The Economist article about the energy situation in Germany is interesting. (Requires registration.) http://www.economist.com/business/displayStory.cfm?story_id=4113477
Basically, the regulatory environment in Germany makes power both expensive and difficult to source from other countries. Nuclear power is not currently an option, and despite massive wind power generation it's not nearly enough to support heavy industry.
Really it's just another example of how the world does not have a sensible energy plan in place.
The problem, all agree, is rocketing energy prices, more marked in Germany than in the rest of Europe and beyond. Higher oil prices have been abetted by under-capacity, tough green laws on renewable energy, the phase-out of nuclear power and a transmission grid unable to cope with the biggest collection of wind farms in the world.
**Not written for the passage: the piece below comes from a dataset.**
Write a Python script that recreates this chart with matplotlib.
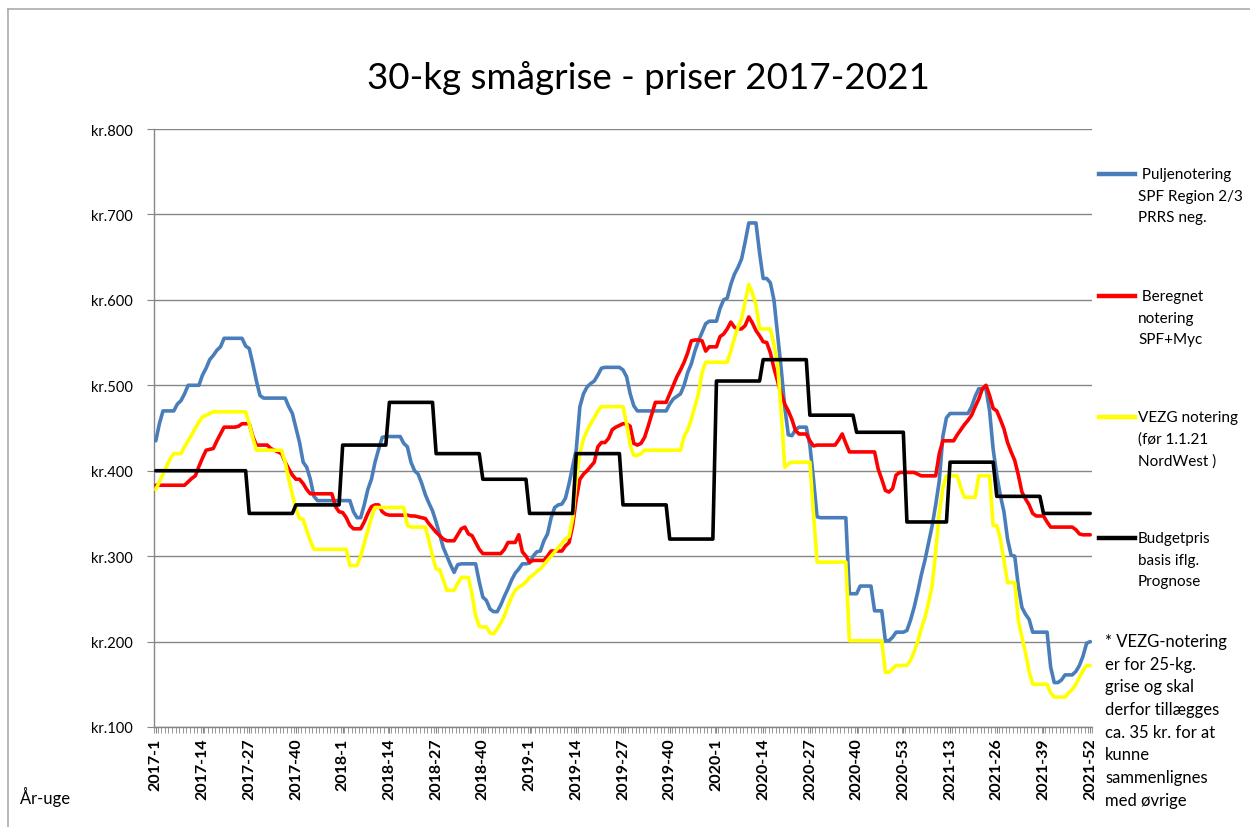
import matplotlib
matplotlib.use("Agg")
import matplotlib.pyplot as plt
from matplotlib.lines import Line2D

FONT = ["Lato", "DejaVu Sans"]
plt.rcParams["font.family"] = FONT

# ---------------- data ----------------
tick_labels = ["2017-1", "2017-14", "2017-27", "2017-40", "2018-1", "2018-14", "2018-27",
               "2018-40", "2019-1", "2019-14", "2019-27", "2019-40", "2020-1", "2020-14",
               "2020-27", "2020-40", "2020-53", "2021-13", "2021-26", "2021-39", "2021-52"]
y_ticks = [100, 200, 300, 400, 500, 600, 700, 800]
y_tick_labels = ["kr.100", "kr.200", "kr.300", "kr.400", "kr.500", "kr.600", "kr.700", "kr.800"]

# weekly prices, 2017-1 .. 2021-52 (261 weeks), 13 weeks per row
puljenotering = [
    435, 455, 470, 470, 470, 470, 478, 482, 490, 500, 500, 500, 500,
    512, 520, 530, 535, 541, 545, 555, 555, 555, 555, 555, 555, 546,
    543, 525, 505, 488, 485, 485, 485, 485, 485, 485, 485, 475, 467,
    450, 433, 410, 404, 390, 370, 365, 365, 365, 365, 365, 365, 365,
    365, 365, 365, 352, 345, 345, 360, 378, 390, 410, 425, 439, 440,
    440, 440, 440, 440, 432, 428, 410, 400, 396, 385, 372, 362, 353,
    340, 325, 310, 300, 290, 281, 290, 291, 291, 291, 291, 291, 270,
    252, 248, 238, 235, 235, 243, 253, 262, 272, 280, 285, 291, 291,
    292, 300, 305, 306, 318, 326, 345, 357, 360, 361, 368, 385, 405,
    425, 475, 490, 498, 502, 505, 512, 520, 521, 521, 521, 521, 521,
    518, 510, 490, 476, 470, 470, 470, 470, 470, 470, 470, 470, 470,
    478, 484, 487, 490, 500, 515, 525, 540, 552, 562, 572, 575, 575,
    575, 590, 600, 602, 618, 630, 638, 648, 668, 690, 690, 690, 655,
    625, 625, 620, 600, 560, 520, 475, 442, 441, 448, 451, 451, 451,
    430, 390, 346, 345, 345, 345, 345, 345, 345, 345, 345, 256, 256,
    256, 265, 265, 265, 265, 236, 236, 236, 201, 201, 205, 211, 211,
    211, 213, 225, 240, 258, 278, 295, 315, 335, 360, 388, 440, 462,
    467, 467, 467, 467, 467, 467, 475, 487, 496, 496, 496, 470, 425,
    395, 371, 352, 320, 301, 300, 265, 240, 232, 226, 211, 211, 211,
    211, 211, 170, 152, 152, 155, 161, 161, 161, 165, 172, 183, 198,
    200]

beregnet = [
    383, 383, 383, 383, 383, 383, 383, 383, 383, 387, 391, 394, 405,
    415, 424, 425, 426, 435, 443, 451, 451, 451, 451, 452, 455, 455,
    455, 440, 430, 430, 430, 430, 426, 424, 422, 420, 410, 402, 395,
    390, 390, 385, 378, 373, 373, 373, 373, 373, 373, 373, 358, 352,
    351, 345, 336, 332, 332, 332, 340, 350, 358, 360, 360, 352, 349,
    348, 348, 348, 348, 348, 348, 347, 347, 346, 345, 344, 338, 333,
    328, 324, 320, 318, 318, 318, 325, 332, 334, 326, 324, 316, 308,
    303, 303, 303, 303, 303, 303, 308, 316, 316, 316, 325, 305, 300,
    293, 295, 295, 295, 295, 300, 306, 306, 306, 306, 312, 316, 336,
    367, 390, 396, 400, 405, 410, 428, 433, 433, 438, 448, 451, 453,
    455, 455, 452, 432, 430, 432, 439, 452, 466, 480, 480, 480, 480,
    490, 500, 510, 518, 527, 538, 552, 553, 553, 552, 540, 545, 545,
    545, 557, 560, 566, 574, 568, 566, 566, 570, 580, 573, 564, 558,
    551, 550, 538, 520, 505, 490, 478, 470, 460, 447, 443, 443, 443,
    435, 429, 430, 430, 430, 430, 430, 430, 436, 443, 432, 422, 422,
    422, 422, 422, 422, 422, 422, 402, 390, 377, 375, 379, 395, 398,
    398, 398, 398, 398, 396, 394, 394, 394, 394, 394, 420, 435, 435,
    435, 435, 442, 448, 454, 459, 465, 475, 484, 496, 500, 488, 473,
    470, 460, 449, 433, 422, 412, 395, 375, 367, 360, 350, 347, 347,
    347, 340, 334, 334, 334, 334, 334, 334, 334, 331, 326, 325, 325,
    325]

vezg = [
    378, 387, 396, 405, 414, 420, 420, 420, 428, 435, 442, 450, 457,
    463, 465, 467, 469, 469, 469, 469, 469, 469, 469, 469, 469, 469,
    455, 438, 424, 424, 424, 424, 424, 424, 424, 424, 410, 390, 372,
    355, 344, 343, 330, 318, 308, 308, 308, 308, 308, 308, 308, 308,
    308, 308, 289, 289, 289, 300, 315, 330, 345, 357, 357, 357, 357,
    357, 357, 357, 357, 357, 336, 334, 334, 334, 334, 334, 318, 300,
    285, 284, 272, 260, 260, 260, 268, 275, 275, 275, 255, 230, 218,
    217, 217, 210, 209, 215, 222, 230, 242, 252, 260, 264, 266, 270,
    275, 278, 282, 285, 290, 295, 300, 305, 310, 315, 320, 323, 344,
    390, 420, 437, 447, 455, 462, 470, 475, 475, 475, 475, 475, 475,
    475, 455, 430, 418, 418, 420, 424, 424, 424, 424, 424, 424, 424,
    424, 424, 424, 424, 440, 448, 460, 475, 490, 515, 527, 527, 527,
    527, 527, 527, 527, 540, 555, 568, 578, 598, 618, 608, 594, 566,
    566, 566, 566, 548, 525, 470, 404, 408, 410, 410, 410, 410, 410,
    410, 350, 293, 293, 293, 293, 293, 293, 293, 293, 293, 201, 201,
    201, 201, 201, 201, 201, 201, 201, 201, 164, 164, 168, 172, 172,
    172, 172, 178, 188, 200, 215, 228, 245, 265, 305, 350, 380, 394,
    394, 394, 394, 380, 369, 369, 369, 369, 394, 394, 394, 394, 336,
    336, 320, 295, 269, 269, 269, 225, 205, 187, 165, 150, 150, 150,
    150, 150, 140, 135, 135, 135, 135, 140, 144, 150, 158, 166, 172,
    172]

budgetpris = [
    400, 400, 400, 400, 400, 400, 400, 400, 400, 400, 400, 400, 400,
    400, 400, 400, 400, 400, 400, 400, 400, 400, 400, 400, 400, 400,
    350, 350, 350, 350, 350, 350, 350, 350, 350, 350, 350, 350, 350,
    360, 360, 360, 360, 360, 360, 360, 360, 360, 360, 360, 360, 360,
    430, 430, 430, 430, 430, 430, 430, 430, 430, 430, 430, 430, 430,
    480, 480, 480, 480, 480, 480, 480, 480, 480, 480, 480, 480, 480,
    420, 420, 420, 420, 420, 420, 420, 420, 420, 420, 420, 420, 420,
    390, 390, 390, 390, 390, 390, 390, 390, 390, 390, 390, 390, 390,
    350, 350, 350, 350, 350, 350, 350, 350, 350, 350, 350, 350, 350,
    420, 420, 420, 420, 420, 420, 420, 420, 420, 420, 420, 420, 420,
    360, 360, 360, 360, 360, 360, 360, 360, 360, 360, 360, 360, 360,
    320, 320, 320, 320, 320, 320, 320, 320, 320, 320, 320, 320, 320,
    505, 505, 505, 505, 505, 505, 505, 505, 505, 505, 505, 505, 505,
    530, 530, 530, 530, 530, 530, 530, 530, 530, 530, 530, 530, 530,
    465, 465, 465, 465, 465, 465, 465, 465, 465, 465, 465, 465, 465,
    445, 445, 445, 445, 445, 445, 445, 445, 445, 445, 445, 445, 445,
    445, 340, 340, 340, 340, 340, 340, 340, 340, 340, 340, 340, 340,
    410, 410, 410, 410, 410, 410, 410, 410, 410, 410, 410, 410, 410,
    370, 370, 370, 370, 370, 370, 370, 370, 370, 370, 370, 370, 370,
    350, 350, 350, 350, 350, 350, 350, 350, 350, 350, 350, 350, 350,
    350]

series = [
    (puljenotering, "#4A7EBB", [" Puljenotering", "SPF Region 2/3", "PRRS neg."], 175),
    (beregnet, "#FF0000", [" Beregnet", "notering", "SPF+Myc"], 297),
    (vezg, "#FFFF00", ["VEZG notering", "(før 1.1.21", "NordWest )"], 418),
    (budgetpris, "#000000", ["Budgetpris", "basis iflg.", "Prognose"], 539),
]
footnote = ["* VEZG-notering", "er for 25-kg.", "grise og skal", "derfor tillægges",
            "ca. 35 kr. for at", "kunne", "sammenlignes", "med øvrige"]

# ---------------- figure ----------------
W, H = 1250, 828
fig = plt.figure(figsize=(W / 100, H / 100), dpi=100)
fig.patch.set_facecolor("white")


def fx(x):
    return x / W


def fy(y):
    return 1 - y / H


ax = fig.add_axes([fx(154), fy(728), (1092 - 154) / W, (728 - 130) / H])
grid_c = "#868686"

n = len(puljenotering)
xs = list(range(n))
for vals, col, _, _ in series:
    ax.plot(xs, vals, color=col, lw=2.6, solid_joinstyle="round", solid_capstyle="round", zorder=3)

ax.set_xlim(-0.5, n - 0.5)
ax.set_ylim(100, 800)
ax.set_yticks(y_ticks)
ax.set_yticklabels(y_tick_labels, fontsize=10.5, color="#000000")
ax.set_xticks(list(range(0, n, 13)))
ax.set_xticklabels(tick_labels, rotation=90, fontsize=11.5, fontweight="bold", color="#000000")
ax.set_xticks([i - 0.5 for i in range(n + 1)], minor=True)
ax.tick_params(axis="x", which="major", length=4.5, color=grid_c, width=0.8, pad=3)
ax.tick_params(axis="x", which="minor", length=4.5, color=grid_c, width=0.6)
ax.tick_params(axis="y", which="major", length=5, color=grid_c, width=0.8, pad=10)
ax.grid(axis="y", color=grid_c, lw=1.0, zorder=0)
ax.set_axisbelow(True)
for s in ["top", "right"]:
    ax.spines[s].set_visible(False)
for s in ["left", "bottom"]:
    ax.spines[s].set_color(grid_c)
    ax.spines[s].set_linewidth(1.0)

# title
fig.text(fx(648), fy(78), "30-kg smågrise - priser 2017-2021", ha="center", va="center",
         fontsize=26.5, color="#000000")

# legend (manual, to the right of the plot)
for vals, col, lines, ly in series:
    fig.add_artist(Line2D([fx(1099), fx(1135)], [fy(ly), fy(ly)], color=col, lw=3.2,
                          transform=fig.transFigure))
    for k, t in enumerate(lines):
        fig.text(fx(1138), fy(ly + k * 21.7), t, ha="left", va="center", fontsize=11,
                 color="#000000")

for k, t in enumerate(footnote):
    fig.text(fx(1105), fy(642 + k * 22.7), t, ha="left", va="center", fontsize=12,
             color="#000000")

fig.text(fx(20), fy(797), "År-uge", ha="left", va="center", fontsize=12, color="#000000")

# outer chart border (top and left edges visible)
border_c = "#ABABAB"
fig.add_artist(Line2D([fx(8), fx(8)], [fy(10), 0], color=border_c, lw=1.2,
                      transform=fig.transFigure))
fig.add_artist(Line2D([fx(8), 1], [fy(10), fy(10)], color=border_c, lw=1.2,
                      transform=fig.transFigure))

fig.savefig("out.png", dpi=100)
All this is combined with imperfect price competition: the market is dominated by four major producers, two of which also control a large part of the grid. Setting up a European Energy Exchange (EEX) in Leipzig was a nice idea, but producers have an information advantage and liquidity is scarce.
And your right about the windpower.
That leaves Germany facing a long-term capacity shortage that will not be solved by renewable energy. Dena, a government-sponsored energy think-tank, calculates that wind-power will replace only 6%of Germany's conventional energy needs. Meanwhile, power companies such as Vattenfall Europe are working on developing cleaner thermal plants.
Renewables are now respectable power source and their use is steadily coming more and more common. Give it a decade or two and then we'll see entirely different picture from now (making the EU's energy outlooks look outmoded).